Goal
Restate, exactly and only, the lines from the first through the line containing "const vaccinePeriod = [41,112];".

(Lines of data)
-----
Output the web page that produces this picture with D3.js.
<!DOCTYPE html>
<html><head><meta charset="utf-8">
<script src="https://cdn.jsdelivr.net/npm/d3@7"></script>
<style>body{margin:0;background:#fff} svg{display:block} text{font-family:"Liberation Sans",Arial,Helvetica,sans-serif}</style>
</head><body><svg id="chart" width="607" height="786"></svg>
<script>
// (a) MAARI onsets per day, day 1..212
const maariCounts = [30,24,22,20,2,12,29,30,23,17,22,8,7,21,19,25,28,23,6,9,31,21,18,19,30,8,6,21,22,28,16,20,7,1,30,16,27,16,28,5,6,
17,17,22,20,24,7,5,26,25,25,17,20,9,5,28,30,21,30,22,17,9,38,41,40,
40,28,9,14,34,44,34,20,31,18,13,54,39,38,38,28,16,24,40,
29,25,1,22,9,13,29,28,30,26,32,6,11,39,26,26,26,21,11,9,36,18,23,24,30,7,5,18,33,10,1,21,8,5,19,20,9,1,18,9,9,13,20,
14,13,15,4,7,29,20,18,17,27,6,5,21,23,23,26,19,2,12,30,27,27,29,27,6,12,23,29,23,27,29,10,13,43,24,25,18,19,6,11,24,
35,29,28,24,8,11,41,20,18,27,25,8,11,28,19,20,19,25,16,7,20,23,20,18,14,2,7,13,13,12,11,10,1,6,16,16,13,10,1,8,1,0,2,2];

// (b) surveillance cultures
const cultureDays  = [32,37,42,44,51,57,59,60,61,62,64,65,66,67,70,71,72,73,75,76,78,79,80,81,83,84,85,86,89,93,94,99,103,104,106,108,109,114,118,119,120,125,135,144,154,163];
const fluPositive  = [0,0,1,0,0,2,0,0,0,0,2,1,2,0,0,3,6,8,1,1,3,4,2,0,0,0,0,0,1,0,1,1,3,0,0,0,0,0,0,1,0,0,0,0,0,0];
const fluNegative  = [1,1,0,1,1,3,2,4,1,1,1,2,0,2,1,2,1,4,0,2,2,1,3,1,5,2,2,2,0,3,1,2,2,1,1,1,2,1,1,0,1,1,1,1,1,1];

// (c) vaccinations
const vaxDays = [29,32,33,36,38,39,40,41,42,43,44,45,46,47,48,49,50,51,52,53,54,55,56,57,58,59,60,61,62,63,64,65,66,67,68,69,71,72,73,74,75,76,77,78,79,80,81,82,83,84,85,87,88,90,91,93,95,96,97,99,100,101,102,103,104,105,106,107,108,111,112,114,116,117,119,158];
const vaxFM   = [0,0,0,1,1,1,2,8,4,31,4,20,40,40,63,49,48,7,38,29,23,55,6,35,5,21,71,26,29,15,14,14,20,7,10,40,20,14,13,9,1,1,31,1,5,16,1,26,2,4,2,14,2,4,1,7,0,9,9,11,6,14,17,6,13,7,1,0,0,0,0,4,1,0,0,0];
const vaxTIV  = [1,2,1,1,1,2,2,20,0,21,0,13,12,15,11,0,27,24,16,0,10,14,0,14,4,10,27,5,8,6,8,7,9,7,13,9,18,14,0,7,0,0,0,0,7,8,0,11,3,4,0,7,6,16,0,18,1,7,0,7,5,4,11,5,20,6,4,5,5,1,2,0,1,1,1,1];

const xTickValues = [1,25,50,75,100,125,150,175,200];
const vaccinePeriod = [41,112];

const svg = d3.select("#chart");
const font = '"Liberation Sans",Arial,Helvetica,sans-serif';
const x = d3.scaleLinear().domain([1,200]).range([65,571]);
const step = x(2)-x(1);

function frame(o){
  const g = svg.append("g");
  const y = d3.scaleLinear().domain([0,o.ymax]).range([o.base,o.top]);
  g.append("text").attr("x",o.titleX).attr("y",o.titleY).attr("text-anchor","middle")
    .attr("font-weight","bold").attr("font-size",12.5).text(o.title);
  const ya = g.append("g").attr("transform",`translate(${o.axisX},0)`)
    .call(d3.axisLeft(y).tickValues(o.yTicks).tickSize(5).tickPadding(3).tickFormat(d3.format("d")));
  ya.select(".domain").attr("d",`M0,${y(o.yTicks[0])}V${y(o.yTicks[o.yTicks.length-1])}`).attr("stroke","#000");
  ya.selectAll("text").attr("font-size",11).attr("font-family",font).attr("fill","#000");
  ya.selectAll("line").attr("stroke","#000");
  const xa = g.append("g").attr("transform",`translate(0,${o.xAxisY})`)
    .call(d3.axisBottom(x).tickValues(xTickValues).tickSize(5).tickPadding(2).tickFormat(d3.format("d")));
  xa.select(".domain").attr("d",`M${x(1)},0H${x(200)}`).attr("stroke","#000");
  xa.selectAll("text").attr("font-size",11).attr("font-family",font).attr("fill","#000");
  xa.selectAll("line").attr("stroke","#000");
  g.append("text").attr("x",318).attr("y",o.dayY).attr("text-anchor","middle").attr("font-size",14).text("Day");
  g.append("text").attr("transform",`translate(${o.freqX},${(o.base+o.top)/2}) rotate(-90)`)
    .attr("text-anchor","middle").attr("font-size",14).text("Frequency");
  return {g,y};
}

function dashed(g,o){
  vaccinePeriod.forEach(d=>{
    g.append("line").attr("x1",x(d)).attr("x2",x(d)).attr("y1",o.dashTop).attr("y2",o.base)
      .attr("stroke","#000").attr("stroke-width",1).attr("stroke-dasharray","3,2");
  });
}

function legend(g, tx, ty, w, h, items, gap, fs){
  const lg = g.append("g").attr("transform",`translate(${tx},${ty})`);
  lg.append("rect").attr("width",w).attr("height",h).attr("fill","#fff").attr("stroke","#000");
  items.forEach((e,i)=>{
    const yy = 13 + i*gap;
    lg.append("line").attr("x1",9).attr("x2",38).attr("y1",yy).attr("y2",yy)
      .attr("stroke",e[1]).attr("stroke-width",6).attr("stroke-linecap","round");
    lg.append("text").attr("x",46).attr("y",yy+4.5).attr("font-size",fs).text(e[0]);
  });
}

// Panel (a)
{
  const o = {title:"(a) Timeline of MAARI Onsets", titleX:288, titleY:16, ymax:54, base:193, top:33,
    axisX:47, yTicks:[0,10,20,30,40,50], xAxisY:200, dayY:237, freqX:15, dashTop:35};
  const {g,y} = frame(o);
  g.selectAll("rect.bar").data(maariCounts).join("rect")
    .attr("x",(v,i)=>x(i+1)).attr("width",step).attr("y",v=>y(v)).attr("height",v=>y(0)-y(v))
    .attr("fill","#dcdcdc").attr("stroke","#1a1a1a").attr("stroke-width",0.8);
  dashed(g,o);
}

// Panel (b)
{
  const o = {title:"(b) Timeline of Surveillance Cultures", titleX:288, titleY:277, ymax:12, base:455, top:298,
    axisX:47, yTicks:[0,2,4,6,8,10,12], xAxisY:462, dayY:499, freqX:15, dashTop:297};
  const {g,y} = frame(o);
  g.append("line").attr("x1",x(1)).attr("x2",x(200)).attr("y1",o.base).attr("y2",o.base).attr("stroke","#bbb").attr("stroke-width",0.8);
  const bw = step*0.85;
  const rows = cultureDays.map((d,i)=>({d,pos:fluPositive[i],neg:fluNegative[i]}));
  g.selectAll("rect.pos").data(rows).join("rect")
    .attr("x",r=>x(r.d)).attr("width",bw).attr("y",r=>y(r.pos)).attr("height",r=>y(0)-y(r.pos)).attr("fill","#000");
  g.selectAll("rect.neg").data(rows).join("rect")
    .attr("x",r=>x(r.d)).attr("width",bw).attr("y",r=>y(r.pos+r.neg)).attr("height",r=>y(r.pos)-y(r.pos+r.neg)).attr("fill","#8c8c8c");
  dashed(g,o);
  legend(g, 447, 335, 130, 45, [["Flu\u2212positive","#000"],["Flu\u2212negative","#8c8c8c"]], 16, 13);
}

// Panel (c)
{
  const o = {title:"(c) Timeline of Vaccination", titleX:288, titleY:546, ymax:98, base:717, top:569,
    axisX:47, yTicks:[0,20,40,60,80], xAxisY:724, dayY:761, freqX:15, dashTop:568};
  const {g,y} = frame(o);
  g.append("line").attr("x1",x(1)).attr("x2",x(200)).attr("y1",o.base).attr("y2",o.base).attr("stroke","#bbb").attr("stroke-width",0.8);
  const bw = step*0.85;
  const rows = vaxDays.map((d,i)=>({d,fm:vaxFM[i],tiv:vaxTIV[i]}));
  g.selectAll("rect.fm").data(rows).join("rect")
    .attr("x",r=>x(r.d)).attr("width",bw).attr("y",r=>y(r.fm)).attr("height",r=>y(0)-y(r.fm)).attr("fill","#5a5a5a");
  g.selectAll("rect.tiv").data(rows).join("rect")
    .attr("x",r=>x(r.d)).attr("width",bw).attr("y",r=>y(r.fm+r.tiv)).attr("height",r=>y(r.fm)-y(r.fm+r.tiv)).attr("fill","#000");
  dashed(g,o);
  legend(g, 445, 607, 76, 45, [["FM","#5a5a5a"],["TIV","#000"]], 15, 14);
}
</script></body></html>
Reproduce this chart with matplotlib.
-----
Response for this exercise
Output the web page that produces this picture with D3.js.
<!DOCTYPE html>
<html><head><meta charset="utf-8">
<script src="https://cdn.jsdelivr.net/npm/d3@7"></script>
<style>body{margin:0;background:#fff} svg{display:block} text{font-family:"Liberation Sans",Arial,Helvetica,sans-serif}</style>
</head><body><svg id="chart" width="607" height="786"></svg>
<script>
// (a) MAARI onsets per day, day 1..212
const maariCounts = [30,24,22,20,2,12,29,30,23,17,22,8,7,21,19,25,28,23,6,9,31,21,18,19,30,8,6,21,22,28,16,20,7,1,30,16,27,16,28,5,6,
17,17,22,20,24,7,5,26,25,25,17,20,9,5,28,30,21,30,22,17,9,38,41,40,
40,28,9,14,34,44,34,20,31,18,13,54,39,38,38,28,16,24,40,
29,25,1,22,9,13,29,28,30,26,32,6,11,39,26,26,26,21,11,9,36,18,23,24,30,7,5,18,33,10,1,21,8,5,19,20,9,1,18,9,9,13,20,
14,13,15,4,7,29,20,18,17,27,6,5,21,23,23,26,19,2,12,30,27,27,29,27,6,12,23,29,23,27,29,10,13,43,24,25,18,19,6,11,24,
35,29,28,24,8,11,41,20,18,27,25,8,11,28,19,20,19,25,16,7,20,23,20,18,14,2,7,13,13,12,11,10,1,6,16,16,13,10,1,8,1,0,2,2];

// (b) surveillance cultures
const cultureDays  = [32,37,42,44,51,57,59,60,61,62,64,65,66,67,70,71,72,73,75,76,78,79,80,81,83,84,85,86,89,93,94,99,103,104,106,108,109,114,118,119,120,125,135,144,154,163];
const fluPositive  = [0,0,1,0,0,2,0,0,0,0,2,1,2,0,0,3,6,8,1,1,3,4,2,0,0,0,0,0,1,0,1,1,3,0,0,0,0,0,0,1,0,0,0,0,0,0];
const fluNegative  = [1,1,0,1,1,3,2,4,1,1,1,2,0,2,1,2,1,4,0,2,2,1,3,1,5,2,2,2,0,3,1,2,2,1,1,1,2,1,1,0,1,1,1,1,1,1];

// (c) vaccinations
const vaxDays = [29,32,33,36,38,39,40,41,42,43,44,45,46,47,48,49,50,51,52,53,54,55,56,57,58,59,60,61,62,63,64,65,66,67,68,69,71,72,73,74,75,76,77,78,79,80,81,82,83,84,85,87,88,90,91,93,95,96,97,99,100,101,102,103,104,105,106,107,108,111,112,114,116,117,119,158];
const vaxFM   = [0,0,0,1,1,1,2,8,4,31,4,20,40,40,63,49,48,7,38,29,23,55,6,35,5,21,71,26,29,15,14,14,20,7,10,40,20,14,13,9,1,1,31,1,5,16,1,26,2,4,2,14,2,4,1,7,0,9,9,11,6,14,17,6,13,7,1,0,0,0,0,4,1,0,0,0];
const vaxTIV  = [1,2,1,1,1,2,2,20,0,21,0,13,12,15,11,0,27,24,16,0,10,14,0,14,4,10,27,5,8,6,8,7,9,7,13,9,18,14,0,7,0,0,0,0,7,8,0,11,3,4,0,7,6,16,0,18,1,7,0,7,5,4,11,5,20,6,4,5,5,1,2,0,1,1,1,1];

const xTickValues = [1,25,50,75,100,125,150,175,200];
const vaccinePeriod = [41,112];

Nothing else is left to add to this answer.